En vos mots 759
Alors que je viens à l’instant de valider les textes déposés sur la scène livresque de dimanche dernier, que je vous invite à lire, je vous propose cette semaine de vous joindre au groupe de lectrices de l’artiste Nicole Avezard afin de nous faire part de leurs lectures, de nous parler d’elles ou simplement de les regarder lire, comme le fait le chat. En vos mots. Comme vous le faites semaine après semaine depuis plus de 14 ans.
C’est avec joie, et un peu de curiosité, avouons-le, que nous vous lirons dans une semaine et pas avant, au moment de la validation des commentaires.
D’ici là, bon dimanche à tous les envosmotistes et à celles et ceux qui les lisent.

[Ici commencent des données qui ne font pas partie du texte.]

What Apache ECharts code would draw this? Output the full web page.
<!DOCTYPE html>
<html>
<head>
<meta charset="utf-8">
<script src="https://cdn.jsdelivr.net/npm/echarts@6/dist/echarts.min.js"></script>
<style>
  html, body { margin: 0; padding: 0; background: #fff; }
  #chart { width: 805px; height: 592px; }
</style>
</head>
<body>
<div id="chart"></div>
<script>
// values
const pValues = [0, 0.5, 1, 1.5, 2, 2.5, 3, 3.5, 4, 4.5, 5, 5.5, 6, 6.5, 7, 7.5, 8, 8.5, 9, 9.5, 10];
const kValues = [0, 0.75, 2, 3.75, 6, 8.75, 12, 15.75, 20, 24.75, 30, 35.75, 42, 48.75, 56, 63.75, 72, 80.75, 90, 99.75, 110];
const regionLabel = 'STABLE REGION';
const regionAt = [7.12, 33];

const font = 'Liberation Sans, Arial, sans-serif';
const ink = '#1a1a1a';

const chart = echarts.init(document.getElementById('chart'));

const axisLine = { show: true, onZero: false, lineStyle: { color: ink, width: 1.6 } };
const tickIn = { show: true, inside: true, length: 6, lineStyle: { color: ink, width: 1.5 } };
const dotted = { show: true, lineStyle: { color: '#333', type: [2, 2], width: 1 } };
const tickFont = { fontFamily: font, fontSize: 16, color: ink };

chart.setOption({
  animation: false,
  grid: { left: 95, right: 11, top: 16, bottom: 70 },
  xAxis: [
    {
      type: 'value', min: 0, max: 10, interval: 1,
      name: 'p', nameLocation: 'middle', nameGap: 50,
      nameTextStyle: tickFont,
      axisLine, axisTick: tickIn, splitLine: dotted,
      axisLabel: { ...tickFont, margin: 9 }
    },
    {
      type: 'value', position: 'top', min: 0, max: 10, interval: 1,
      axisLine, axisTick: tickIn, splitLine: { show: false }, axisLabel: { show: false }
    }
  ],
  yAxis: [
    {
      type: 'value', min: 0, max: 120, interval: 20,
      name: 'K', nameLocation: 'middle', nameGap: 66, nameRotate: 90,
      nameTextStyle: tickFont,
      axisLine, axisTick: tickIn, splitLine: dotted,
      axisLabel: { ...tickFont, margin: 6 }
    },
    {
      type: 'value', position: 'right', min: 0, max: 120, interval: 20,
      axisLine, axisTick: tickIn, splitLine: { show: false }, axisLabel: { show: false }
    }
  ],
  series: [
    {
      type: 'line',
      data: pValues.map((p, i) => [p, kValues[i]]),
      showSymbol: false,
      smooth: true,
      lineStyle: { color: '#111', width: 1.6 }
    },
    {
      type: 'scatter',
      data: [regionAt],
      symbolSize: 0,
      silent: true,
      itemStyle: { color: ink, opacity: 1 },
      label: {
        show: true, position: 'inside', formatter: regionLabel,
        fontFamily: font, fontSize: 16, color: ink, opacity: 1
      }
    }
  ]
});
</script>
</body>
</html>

Nous nous retrouvons chaque semaine.
Nous n’habitons pas au même endroit:
Pour cette raison certaines même
Ne se déplacent qu’une fois par mois.
Nous sommes comme un club de lecture.
Un groupe où chacune lit pour soi.
Chacune vivant son aventure,
Chacune vibrant de divers émois.
Parfois nous échangeons avec passion,
Tentant d’émerger de notre bouquin.
Nous partageons alors nos impressions,
Auxquelles prend part un matou rouquin.
Mais bien vite nous repiquons du nez
Là où est resté le marque-page.
Un livre n’est jamais abandonné
Au profit de trop longs bavardages!
Comment by anémone — 10 novembre 2021 @ 17:33
Enfant, j’aimais aller chez Léonor. Une dame d’un certain âge et d’une allure respectable. Elle avait le vécu de ces dames qui ont parcouru le monde, fréquenté des endroits exquis et côtoyé toutes sortes de gens au verbe exquis ainsi que des marins au verbe haut et fleuri.
Je me souviens de sa bienveillance et de son rire libre et sans concession. Bouillant. Épais et heureux.
Elle avait instauré un club de lecture pour dames qui se tenait une fois par mois. Pour qu’elles s’échappent du drôle de quotidien minable qu’elles s’imposaient. Comme elle le répétait, d’un calme digne d’un sage Indien. Leurs maris, disait-elle, n’avient qu’à prendre leur mal en patience et si leur repas n’était pas prêt à l’heure de leurs désirs, ils n’avaient qu’à se mettre eux-mêmes à l’ouvrage. « Vous avez aussi deux bras, n’est-ce pas messieurs?… » Et aucun d’eux n’osait le contester.
Les femmes, elles, prenaient un plaisir jouissif et inconnu. Un moment rien que pour elles. Entre elles. Pour lire et partager leurs impressions littéraires. En toute liberté.
Un jour, Léonor, sans qu’elles le sachent, leur avait distribué à chacune le même livre et puis les acait invitées à s’isoler pour lire et raconter, chacune à son tour, ce qu’elle avait retenu.
C’était une journée magnifique.
Mis à part le nom des personnages et les noms des villes en commun à chacune, la même histoire lue n’avait plus, dans le récit des lectrices, les mêmes contours ni les mêmes mots ni les mêmes sentiments. Et il me semble entendre encore la voix ensorcelante et joyeuse de Léonor qui leur disait : Vous voyez, mesdames, les mêmes mots ont autant de lectures que de lecteurs. Ce que nous avons à l’intérieur de nous conditionne ce que nous retenons de ce que nous lisons.
Et, quelque 50 ans plus tard, chaque fois que je vois quelque part une personne en train de lire un bouquin que j’ai eu le bonheur d’avoir déjà lu, j’y pense : Est-ce qu’elle lit la même chose que moi?…. Et je me dis, avec le sourire, que ce n’est pas si sûr.